My recovery from all of that really entailed introducing foods I was terrified of for so long. Eventually, I got around to peanut butter and almond butter, but my gut just couldn’t handle them after years of restricting and binge eating. So I was in my kitchen in California trying to make a spread out of something. Tried the sunflower butter thing, but I just didn’t love the taste of it. And eventually, I landed on oats, and that’s where Oat Haus came from.
I just had a chance to try the original Oat Haus granola butter. I don’t have any dietary restrictions or allergies, but I could easily see keeping this in the pantry on a regular basis. Are you targeting people with nut allergies or certain restrictions?
We see a lot of people just like you. We’re not trying to be this keto/macro-friendly/gym-bro product. Given my background, I want to bring the joy and fun back to eating — something that’s so often missing from the wellness space. Yes, this is a high-quality, wholesome, nut-free product, but it also tastes really good. At the same time, making this in-house is important to our allergen-free customers. The only thing we produce is granola butter. So there are no cross-contamination concerns.

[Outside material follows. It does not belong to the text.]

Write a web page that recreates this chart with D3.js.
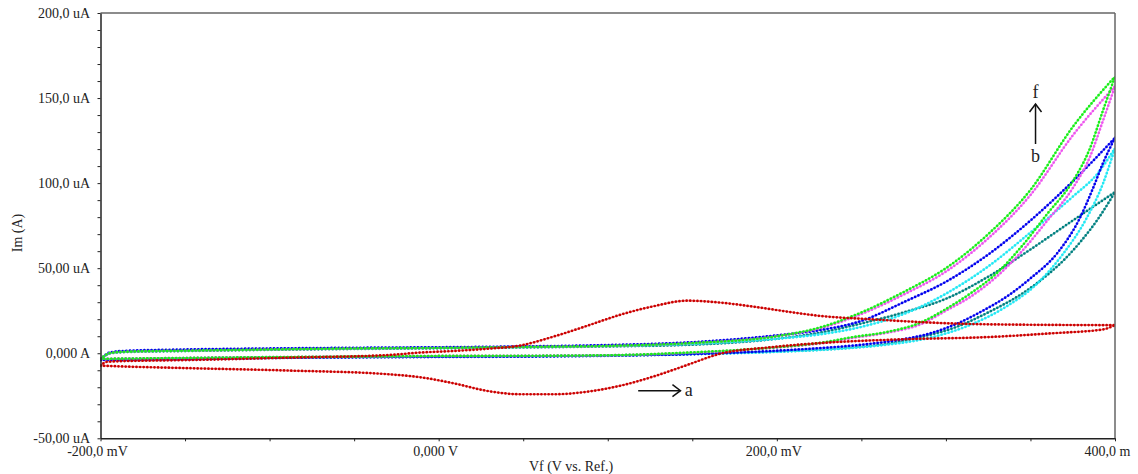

You forgot vegan, soy-free, gluten-free, kosher, non-GMO and dairy-free.
And you can pronounce all of the ingredients.
I compared the nutritional label on the Oat Haus original granola butter to the “natural” peanut butter I had in my pantry, and it seems like you’re pretty close to that in terms of all those numbers.
As for Shark Tank itself, was this the first time you applied to be on the show?
No. We had already applied three times. But this time, they actually reached out and invited us to reapply. I was like, if we don’t make it, I am not doing this again. I had a feeling that maybe because they reached out to us, we might have a better chance of actually getting onto the show. We applied in February and filmed in L.A. in July.
We’ve heard so much about the Great Worker Shortage of 2021. Has that affected Oat Haus?
One. Thousand. Percent. We’ve really struggled to hire. I feel very lucky to have the team we have right now, but it was a struggle getting here. In the tech industry, for example, it’s easy to find people on LinkedIn and other places online, but for more production-type work and manual labor, that doesn’t work as well. We resorted to posting fliers at bus stops and in parks in Warminster.
And where can we find Oat Haus, and what does it cost?
We sell it on our website for $12.95 for one jar or a three-pack for $32.95. We’re in some Whole Foods in New Jersey for $9.99 and just launched on Gopuff. You can also find us at DiBruno Bros., Weavers Way and Reap Mini Mart. We have a smoothie collab with the Wellness Refinery in Old City — it’s great in smoothies!